Risk of ovarian cancer

Long-term use of combined HRT or oestrogen-only HRT is associated with a small increased risk of ovarian cancer, this excess risk disappears within a few years of stopping.

Risk of venous thromboembolism

Women using combined or oestrogen-only HRT are at an increased risk of deep vein thrombosis and of pulmonary embolism especially in the first year of use.

In women who have predisposing factors (such as a personal or family history of deep vein thrombosis or pulmonary embolism, severe varicose veins, obesity, trauma, or prolonged bed-rest) it is prudent to review the need for HRT, as in some cases the risks of HRT may exceed the benefits.
Travel involving prolonged immobility further increases the risk of deep vein thrombosis.

Risk of stroke

Risk of stroke increases with age, therefore older women have a greater absolute risk of stroke. Combined HRT or oestrogen-only HRT slightly increases the risk of stroke.
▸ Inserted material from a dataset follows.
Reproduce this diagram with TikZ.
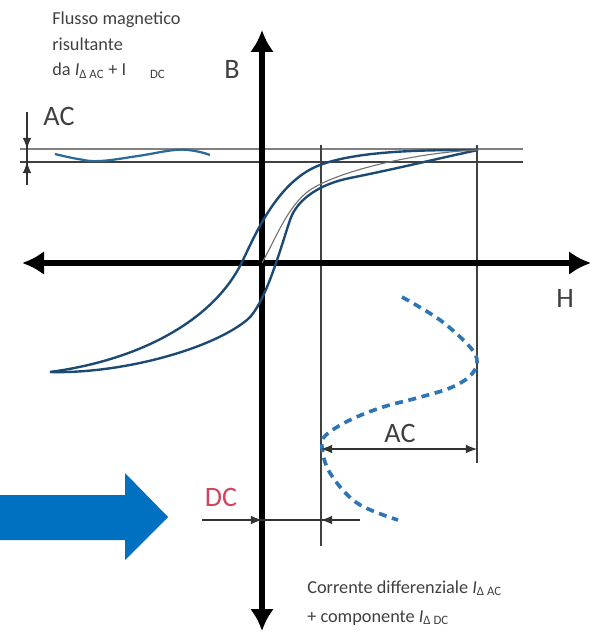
\documentclass[tikz,border=0pt]{standalone}
\usepackage{fontspec}
\setmainfont{Carlito}
\usetikzlibrary{positioning,arrows.meta,calc}
\definecolor{loopblue}{HTML}{1C4A73}
\definecolor{dashblue}{HTML}{2E75B6}
\definecolor{waveblue}{HTML}{2A6B96}
\definecolor{bigblue}{HTML}{0070C0}
\definecolor{dcred}{HTML}{D0465F}
\definecolor{txtgray}{HTML}{404040}

\begin{document}
\begin{tikzpicture}[x=0.25mm, y=-0.25mm, >=Latex,
  axis/.style={line width=3.6pt, -{Latex[length=5.5mm,width=6mm]}},
  thin/.style={line width=0.9pt, black!75},
  dim/.style={line width=0.8pt, black!80},
  dimtip/.style={dim, -{Latex[length=2.8mm,width=2.2mm]}},
  loopline/.style={line width=1.7pt, loopblue},
  lbl/.style={font=\fontsize{20}{24}\selectfont, txtgray, inner sep=0pt},
  note/.style={font=\fontsize{13}{18.2}\selectfont, txtgray, inner sep=0pt, align=left}]
  \useasboundingbox (0,0) rectangle (592,632);

  \coordinate (O) at (262,263);
  \coordinate (Btop) at (262,30);  \coordinate (Bbot) at (262,631);
  \coordinate (Hleft) at (22,263); \coordinate (Hright) at (591,263);
  \coordinate (tipR) at (478,150); \coordinate (tipL) at (50,372);

  % saturation levels and projection lines
  \coordinate (L1a) at (20,149); \coordinate (L1b) at (523,149);
  \coordinate (L2a) at (20,162); \coordinate (L2b) at (523,162);
  \coordinate (Va) at (321,145);  \coordinate (Vb) at (321,546);
  \coordinate (Wa) at (477,145);  \coordinate (Wb) at (477,463);
  \draw[line width=1pt, black!50] (L1a) -- (L1b);
  \draw[thin] (L2a) -- (L2b);
  \draw[thin] (Va) -- (Vb);
  \draw[thin] (Wa) -- (Wb);

  \draw[axis] (O) -- (Btop);
  \draw[axis] (O) -- (Bbot);
  \draw[axis] (O) -- (Hright);
  \draw[axis] (O) -- (Hleft);

  % hysteresis loop
  \draw[loopline] (tipL) .. controls (140,360) and (215,320) .. (243,260)
    .. controls (258,228) and (280,180) .. (320,165)
    .. controls (360,150) and (430,150) .. (tipR);
  \draw[loopline] (tipL) .. controls (120,374) and (210,350) .. (247,320)
    .. controls (265,305) and (280,250) .. (290,220)
    .. controls (297,199) and (320,184) .. (350,178)
    .. controls (400,168) and (440,158) .. (tipR);
  \draw[line width=0.8pt, black!55] (O) .. controls (275,240) and (288,205) .. (310,190)
    .. controls (340,170) and (420,152) .. (tipR);

  % excitation and resulting flux
  \draw[line width=2.6pt, dashblue, dash pattern=on 2mm off 1.4mm] plot[smooth, tension=0.6] coordinates {(402,297) (440,320) (470,347) (477,362) (470,376) (450,388) (417,398) (383,407) (350,420) (326,435) (322,447) (330,473) (357,503) (398,520)};
  \draw[line width=1.6pt, waveblue] plot[smooth, tension=0.7] coordinates {(55,154) (78,159) (100,161) (138,156) (175,150) (195,151) (210,155)};

  % dimension marks
  \coordinate (dA) at (27,112);  \coordinate (dB) at (27,185);
  \coordinate (dT1) at (27,149); \coordinate (dT2) at (27,162);
  \draw[dim] (dA) -- (dB);
  \draw[dimtip] (dA) -- (dT1);
  \draw[dimtip] (dB) -- (dT2);
  \coordinate (acL) at (321,449); \coordinate (acR) at (477,449);
  \draw[dim, {Latex[length=2.8mm,width=2.2mm]}-{Latex[length=2.8mm,width=2.2mm]}] (acL) -- (acR);
  \coordinate (dcA) at (202,520); \coordinate (dcB) at (360,520);
  \coordinate (dcT1) at (262,520); \coordinate (dcT2) at (321,520);
  \draw[dim] (dcA) -- (dcB);
  \draw[dimtip] (dcA) -- (dcT1);
  \draw[dimtip] (dcB) -- (dcT2);

  \fill[bigblue] (0,495) -- (125,495) -- (125,473) -- (168,517) -- (125,560) -- (125,540) -- (0,540) -- cycle;

  \node[lbl] (B) at (232,69) {B};
  \node[lbl] (H) at (565,298) {H};
  \node[lbl] (ACtop) at (59,116) {AC};
  \node[lbl] (ACmid) at (400,433) {AC};
  \node[lbl, text=dcred] (DC) at (221,497) {DC};
  \node[note, anchor=base west] (flux) at (52,76) {Flusso magnetico\\risultante\\da \textit{I}\textsubscript{Δ AC} + I\hspace{1.3em}\textsubscript{DC}};
  \node[note, anchor=base west, font=\fontsize{13}{20.6}\selectfont] (curr) at (307,622) {Corrente differenziale \textit{I}\textsubscript{Δ AC}\\+ componente \textit{I}\textsubscript{Δ DC}};
\end{tikzpicture}
\end{document}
Risk of coronary heart disease

HRT does not prevent coronary heart disease and should not be prescribed for this purpose. There is an increased risk of coronary heart disease in women who start combined HRT more than 10 years after menopause. Although very little information is available on the risk of coronary heart disease in younger women who start HRT close to the menopause, studies suggest a lower relative risk compared with older women.